** SET PROBLEM **
Print the lines of the listing below verbatim from its first line through the line bearing "v in values]". Any pictures are to be omitted.
● ● ● ● ●
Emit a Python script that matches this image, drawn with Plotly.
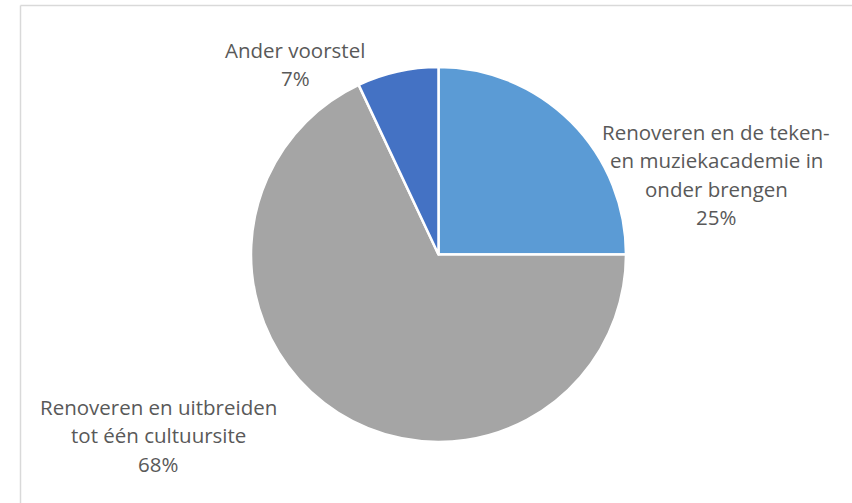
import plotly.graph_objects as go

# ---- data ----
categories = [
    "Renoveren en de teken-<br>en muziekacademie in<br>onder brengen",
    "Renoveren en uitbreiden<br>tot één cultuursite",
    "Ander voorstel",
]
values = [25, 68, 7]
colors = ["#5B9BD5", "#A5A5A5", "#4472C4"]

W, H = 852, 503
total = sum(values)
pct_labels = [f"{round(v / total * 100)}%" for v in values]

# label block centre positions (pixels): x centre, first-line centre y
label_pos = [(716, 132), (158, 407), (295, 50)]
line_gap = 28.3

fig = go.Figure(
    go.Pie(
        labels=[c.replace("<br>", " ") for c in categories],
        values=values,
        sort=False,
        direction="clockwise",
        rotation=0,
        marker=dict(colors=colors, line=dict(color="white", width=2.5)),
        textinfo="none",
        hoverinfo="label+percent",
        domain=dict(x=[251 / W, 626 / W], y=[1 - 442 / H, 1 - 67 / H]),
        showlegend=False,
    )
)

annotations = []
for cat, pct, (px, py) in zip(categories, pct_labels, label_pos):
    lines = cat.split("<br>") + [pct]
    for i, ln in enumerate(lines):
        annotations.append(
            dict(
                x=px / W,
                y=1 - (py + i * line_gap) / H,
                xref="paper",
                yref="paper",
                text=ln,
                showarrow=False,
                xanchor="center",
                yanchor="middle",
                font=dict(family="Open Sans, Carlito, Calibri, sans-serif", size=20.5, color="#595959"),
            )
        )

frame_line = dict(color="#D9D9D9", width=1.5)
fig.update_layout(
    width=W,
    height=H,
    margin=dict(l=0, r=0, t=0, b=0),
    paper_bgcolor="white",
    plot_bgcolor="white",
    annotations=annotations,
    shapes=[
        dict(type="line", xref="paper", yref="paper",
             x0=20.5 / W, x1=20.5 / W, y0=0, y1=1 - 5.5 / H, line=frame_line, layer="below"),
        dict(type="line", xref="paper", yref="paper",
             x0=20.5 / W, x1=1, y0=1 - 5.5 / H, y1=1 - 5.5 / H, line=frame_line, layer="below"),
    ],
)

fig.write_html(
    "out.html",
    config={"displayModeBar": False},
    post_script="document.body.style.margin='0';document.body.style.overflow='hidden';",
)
● ● ● ● ●
** SOLUTION TO THE PROBLEM **
Emit a Python script that matches this image, drawn with Plotly.
import plotly.graph_objects as go

# ---- data ----
categories = [
    "Renoveren en de teken-<br>en muziekacademie in<br>onder brengen",
    "Renoveren en uitbreiden<br>tot één cultuursite",
    "Ander voorstel",
]
values = [25, 68, 7]
colors = ["#5B9BD5", "#A5A5A5", "#4472C4"]

W, H = 852, 503
total = sum(values)
pct_labels = [f"{round(v / total * 100)}%" for v in values]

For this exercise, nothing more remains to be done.